##### Data supplied #####
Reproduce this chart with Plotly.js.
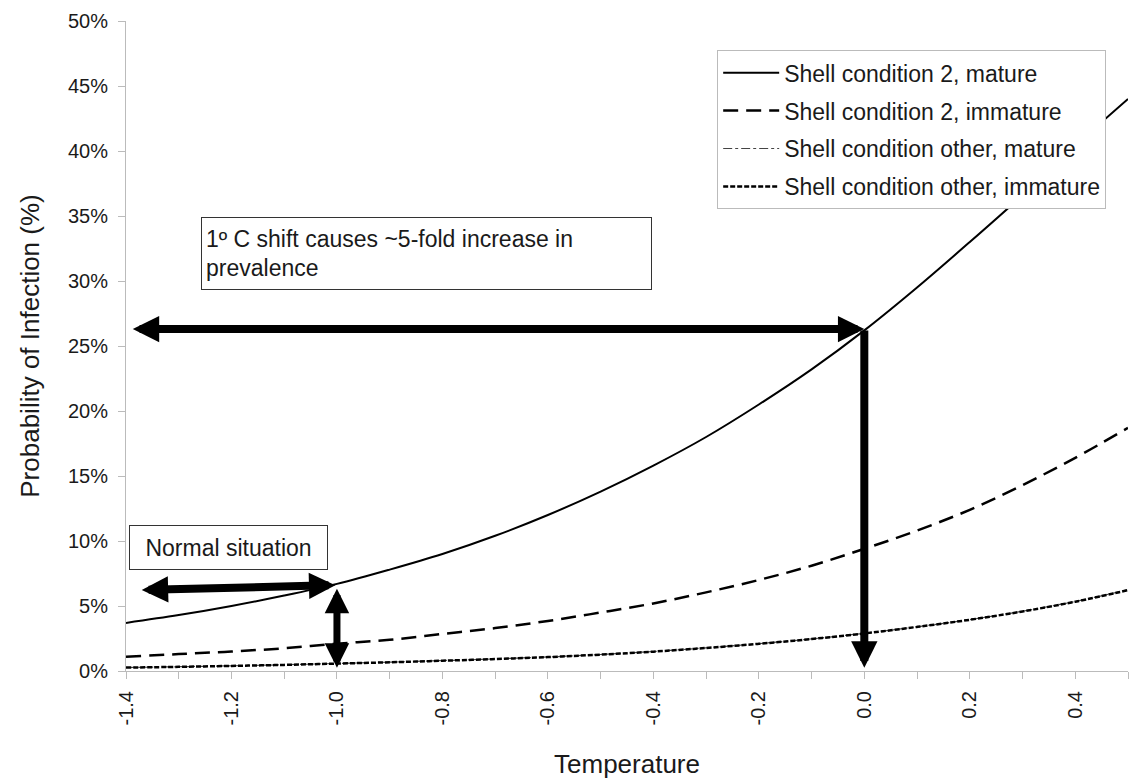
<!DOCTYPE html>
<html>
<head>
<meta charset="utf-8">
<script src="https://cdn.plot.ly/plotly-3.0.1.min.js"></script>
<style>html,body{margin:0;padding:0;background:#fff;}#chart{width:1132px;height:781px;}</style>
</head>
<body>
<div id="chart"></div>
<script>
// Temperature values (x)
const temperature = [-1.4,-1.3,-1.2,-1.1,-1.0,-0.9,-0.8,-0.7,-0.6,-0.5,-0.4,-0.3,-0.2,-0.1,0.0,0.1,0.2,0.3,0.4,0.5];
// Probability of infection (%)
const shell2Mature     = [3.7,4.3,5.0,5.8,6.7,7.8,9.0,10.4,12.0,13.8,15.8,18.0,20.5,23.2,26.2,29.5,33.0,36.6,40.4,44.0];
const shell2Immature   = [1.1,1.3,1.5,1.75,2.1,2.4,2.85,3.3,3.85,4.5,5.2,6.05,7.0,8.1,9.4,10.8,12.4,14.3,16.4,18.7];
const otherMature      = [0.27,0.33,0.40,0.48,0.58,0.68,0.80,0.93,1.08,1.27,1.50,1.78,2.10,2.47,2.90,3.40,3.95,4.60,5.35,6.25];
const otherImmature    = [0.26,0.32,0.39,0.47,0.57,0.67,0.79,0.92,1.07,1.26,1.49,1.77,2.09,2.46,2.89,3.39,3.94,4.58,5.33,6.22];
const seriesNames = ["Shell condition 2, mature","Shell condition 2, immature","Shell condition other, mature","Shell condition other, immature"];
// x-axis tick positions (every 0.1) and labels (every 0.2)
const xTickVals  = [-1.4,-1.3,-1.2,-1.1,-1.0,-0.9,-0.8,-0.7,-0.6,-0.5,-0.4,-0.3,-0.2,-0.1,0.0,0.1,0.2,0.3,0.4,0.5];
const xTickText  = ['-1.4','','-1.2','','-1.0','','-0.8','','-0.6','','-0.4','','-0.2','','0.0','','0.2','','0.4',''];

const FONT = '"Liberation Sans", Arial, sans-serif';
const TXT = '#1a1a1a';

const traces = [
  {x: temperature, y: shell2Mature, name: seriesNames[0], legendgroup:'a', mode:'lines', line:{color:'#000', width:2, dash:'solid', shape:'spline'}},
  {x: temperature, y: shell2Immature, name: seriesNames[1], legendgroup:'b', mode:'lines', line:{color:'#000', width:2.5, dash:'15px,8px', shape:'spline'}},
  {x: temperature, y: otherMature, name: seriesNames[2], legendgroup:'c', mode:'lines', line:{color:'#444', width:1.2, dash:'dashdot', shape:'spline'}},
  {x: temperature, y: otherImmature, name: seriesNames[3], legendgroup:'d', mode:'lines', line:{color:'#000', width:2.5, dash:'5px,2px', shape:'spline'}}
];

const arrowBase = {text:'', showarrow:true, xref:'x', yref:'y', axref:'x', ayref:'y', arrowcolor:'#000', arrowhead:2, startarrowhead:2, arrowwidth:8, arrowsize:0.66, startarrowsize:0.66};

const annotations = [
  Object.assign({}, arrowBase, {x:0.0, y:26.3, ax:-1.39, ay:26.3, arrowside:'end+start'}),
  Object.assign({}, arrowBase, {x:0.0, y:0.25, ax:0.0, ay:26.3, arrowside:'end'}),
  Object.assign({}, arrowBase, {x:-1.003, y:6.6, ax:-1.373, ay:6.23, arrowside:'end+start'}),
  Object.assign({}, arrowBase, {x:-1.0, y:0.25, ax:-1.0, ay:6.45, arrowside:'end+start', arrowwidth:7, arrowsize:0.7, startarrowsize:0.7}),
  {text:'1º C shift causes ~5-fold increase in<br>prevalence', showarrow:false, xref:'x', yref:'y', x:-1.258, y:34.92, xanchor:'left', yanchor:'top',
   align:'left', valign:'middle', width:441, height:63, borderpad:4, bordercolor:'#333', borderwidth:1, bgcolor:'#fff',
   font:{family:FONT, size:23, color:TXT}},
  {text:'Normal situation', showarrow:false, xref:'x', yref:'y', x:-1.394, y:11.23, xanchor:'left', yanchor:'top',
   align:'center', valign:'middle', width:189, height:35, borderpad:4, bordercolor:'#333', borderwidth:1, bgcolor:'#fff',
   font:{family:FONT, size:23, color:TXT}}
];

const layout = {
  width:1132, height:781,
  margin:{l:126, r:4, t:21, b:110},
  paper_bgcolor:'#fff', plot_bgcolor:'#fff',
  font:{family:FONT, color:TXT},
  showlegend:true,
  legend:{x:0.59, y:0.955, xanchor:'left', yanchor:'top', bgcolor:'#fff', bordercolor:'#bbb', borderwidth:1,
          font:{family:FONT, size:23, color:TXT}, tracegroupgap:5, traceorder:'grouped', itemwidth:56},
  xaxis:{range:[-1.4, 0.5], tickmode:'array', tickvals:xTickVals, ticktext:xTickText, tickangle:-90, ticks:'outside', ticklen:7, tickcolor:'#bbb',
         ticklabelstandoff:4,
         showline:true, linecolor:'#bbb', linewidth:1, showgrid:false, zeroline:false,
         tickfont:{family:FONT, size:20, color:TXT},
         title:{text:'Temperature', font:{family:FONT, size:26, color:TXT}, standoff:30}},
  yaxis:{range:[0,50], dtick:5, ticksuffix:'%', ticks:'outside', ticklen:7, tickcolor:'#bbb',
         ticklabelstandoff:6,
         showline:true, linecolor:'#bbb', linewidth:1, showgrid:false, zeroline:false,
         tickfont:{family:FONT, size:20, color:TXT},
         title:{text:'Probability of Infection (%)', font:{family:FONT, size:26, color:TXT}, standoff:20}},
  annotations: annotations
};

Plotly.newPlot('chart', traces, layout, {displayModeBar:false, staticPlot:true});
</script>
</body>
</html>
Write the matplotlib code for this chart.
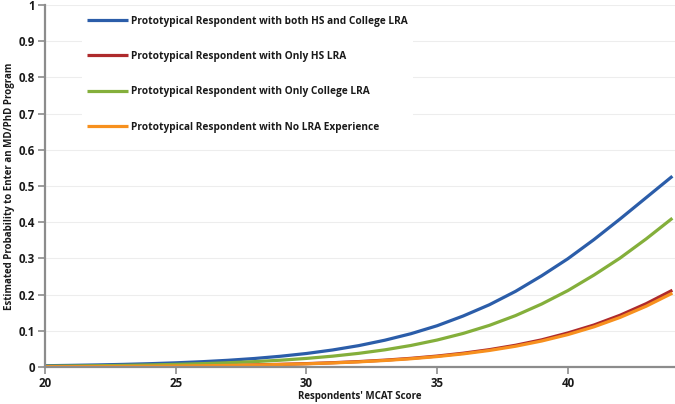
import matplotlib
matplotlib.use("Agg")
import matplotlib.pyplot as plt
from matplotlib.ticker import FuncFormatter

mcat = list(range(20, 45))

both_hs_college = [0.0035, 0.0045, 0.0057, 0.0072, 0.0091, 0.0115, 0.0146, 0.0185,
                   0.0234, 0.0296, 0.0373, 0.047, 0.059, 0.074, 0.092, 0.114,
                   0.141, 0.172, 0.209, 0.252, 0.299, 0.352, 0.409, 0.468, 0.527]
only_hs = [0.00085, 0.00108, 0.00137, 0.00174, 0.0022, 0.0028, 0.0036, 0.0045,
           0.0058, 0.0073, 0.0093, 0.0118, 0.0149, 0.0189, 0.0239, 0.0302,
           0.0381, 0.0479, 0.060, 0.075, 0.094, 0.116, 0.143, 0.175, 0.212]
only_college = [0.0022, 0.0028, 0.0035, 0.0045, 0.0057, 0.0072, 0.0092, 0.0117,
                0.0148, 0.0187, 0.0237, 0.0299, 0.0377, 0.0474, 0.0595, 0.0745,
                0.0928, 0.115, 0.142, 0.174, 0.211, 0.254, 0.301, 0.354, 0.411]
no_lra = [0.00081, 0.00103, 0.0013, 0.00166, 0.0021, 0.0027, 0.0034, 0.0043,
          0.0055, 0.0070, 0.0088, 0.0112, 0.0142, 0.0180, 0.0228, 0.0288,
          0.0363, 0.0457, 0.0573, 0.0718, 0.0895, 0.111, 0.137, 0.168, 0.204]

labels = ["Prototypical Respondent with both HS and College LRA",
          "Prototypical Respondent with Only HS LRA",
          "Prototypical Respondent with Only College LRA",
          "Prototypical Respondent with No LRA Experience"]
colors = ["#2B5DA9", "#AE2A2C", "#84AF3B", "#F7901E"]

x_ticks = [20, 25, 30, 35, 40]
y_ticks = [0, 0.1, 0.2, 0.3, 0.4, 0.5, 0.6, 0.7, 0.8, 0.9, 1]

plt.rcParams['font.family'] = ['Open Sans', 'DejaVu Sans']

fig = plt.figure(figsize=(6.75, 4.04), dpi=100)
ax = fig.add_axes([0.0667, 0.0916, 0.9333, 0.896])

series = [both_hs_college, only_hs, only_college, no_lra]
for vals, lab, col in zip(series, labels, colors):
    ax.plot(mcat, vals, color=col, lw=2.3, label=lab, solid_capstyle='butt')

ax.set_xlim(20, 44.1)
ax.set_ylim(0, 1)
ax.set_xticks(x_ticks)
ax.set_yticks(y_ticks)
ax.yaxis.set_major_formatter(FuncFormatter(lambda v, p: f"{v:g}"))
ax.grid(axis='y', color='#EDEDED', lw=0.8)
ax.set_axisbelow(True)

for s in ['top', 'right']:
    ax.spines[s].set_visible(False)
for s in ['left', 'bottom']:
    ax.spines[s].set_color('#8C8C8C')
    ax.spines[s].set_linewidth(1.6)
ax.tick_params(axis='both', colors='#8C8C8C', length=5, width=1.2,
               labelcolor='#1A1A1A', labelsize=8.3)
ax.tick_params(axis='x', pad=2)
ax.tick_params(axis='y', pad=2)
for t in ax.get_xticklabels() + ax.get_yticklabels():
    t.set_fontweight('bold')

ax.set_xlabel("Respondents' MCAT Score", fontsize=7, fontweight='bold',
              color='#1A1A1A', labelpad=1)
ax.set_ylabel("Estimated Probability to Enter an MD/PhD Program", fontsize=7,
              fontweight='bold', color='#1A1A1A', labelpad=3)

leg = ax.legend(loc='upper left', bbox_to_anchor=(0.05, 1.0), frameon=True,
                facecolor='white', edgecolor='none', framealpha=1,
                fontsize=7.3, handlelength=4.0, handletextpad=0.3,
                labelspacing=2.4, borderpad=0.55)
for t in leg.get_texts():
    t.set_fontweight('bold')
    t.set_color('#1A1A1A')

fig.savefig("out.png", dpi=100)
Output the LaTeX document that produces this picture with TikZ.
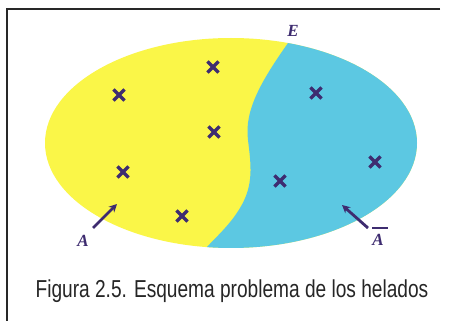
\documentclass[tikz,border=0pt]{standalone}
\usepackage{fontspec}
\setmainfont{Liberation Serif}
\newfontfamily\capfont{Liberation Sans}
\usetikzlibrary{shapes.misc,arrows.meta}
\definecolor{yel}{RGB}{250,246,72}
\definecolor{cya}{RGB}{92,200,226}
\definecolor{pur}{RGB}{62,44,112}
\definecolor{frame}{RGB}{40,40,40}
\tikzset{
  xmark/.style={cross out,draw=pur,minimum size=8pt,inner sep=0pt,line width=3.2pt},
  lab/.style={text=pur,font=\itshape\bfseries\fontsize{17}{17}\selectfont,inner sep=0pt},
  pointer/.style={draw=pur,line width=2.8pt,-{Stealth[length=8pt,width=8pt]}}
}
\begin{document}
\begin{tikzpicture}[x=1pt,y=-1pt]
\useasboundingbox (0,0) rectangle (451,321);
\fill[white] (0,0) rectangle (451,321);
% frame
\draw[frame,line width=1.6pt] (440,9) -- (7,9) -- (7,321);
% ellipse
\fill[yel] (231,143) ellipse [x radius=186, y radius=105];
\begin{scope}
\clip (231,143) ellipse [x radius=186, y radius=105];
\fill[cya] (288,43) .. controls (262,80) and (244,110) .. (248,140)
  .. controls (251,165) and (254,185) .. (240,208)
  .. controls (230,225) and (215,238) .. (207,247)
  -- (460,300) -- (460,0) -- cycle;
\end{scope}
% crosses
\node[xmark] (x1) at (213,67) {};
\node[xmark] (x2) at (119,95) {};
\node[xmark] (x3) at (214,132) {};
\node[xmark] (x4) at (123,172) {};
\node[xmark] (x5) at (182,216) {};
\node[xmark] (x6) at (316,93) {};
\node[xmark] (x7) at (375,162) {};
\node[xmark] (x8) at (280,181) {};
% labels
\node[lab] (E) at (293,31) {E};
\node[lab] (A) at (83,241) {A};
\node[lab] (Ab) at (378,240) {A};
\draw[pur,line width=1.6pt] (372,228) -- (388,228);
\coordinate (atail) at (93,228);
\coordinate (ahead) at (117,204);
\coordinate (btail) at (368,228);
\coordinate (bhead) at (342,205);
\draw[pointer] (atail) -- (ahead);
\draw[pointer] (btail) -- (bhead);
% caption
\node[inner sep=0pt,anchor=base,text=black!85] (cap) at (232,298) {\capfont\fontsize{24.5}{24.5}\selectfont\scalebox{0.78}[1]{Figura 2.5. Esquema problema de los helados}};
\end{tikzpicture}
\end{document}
#####
▶ [Requirement]:
Nothing but the lines from the one containing "Write the matplotlib code for this chart." through the one containing "mcat = list(range(20, 45))" should be echoed, each exactly as it stands; pictures are excluded.

▶ [Response]:
Write the matplotlib code for this chart.
import matplotlib
matplotlib.use("Agg")
import matplotlib.pyplot as plt
from matplotlib.ticker import FuncFormatter

mcat = list(range(20, 45))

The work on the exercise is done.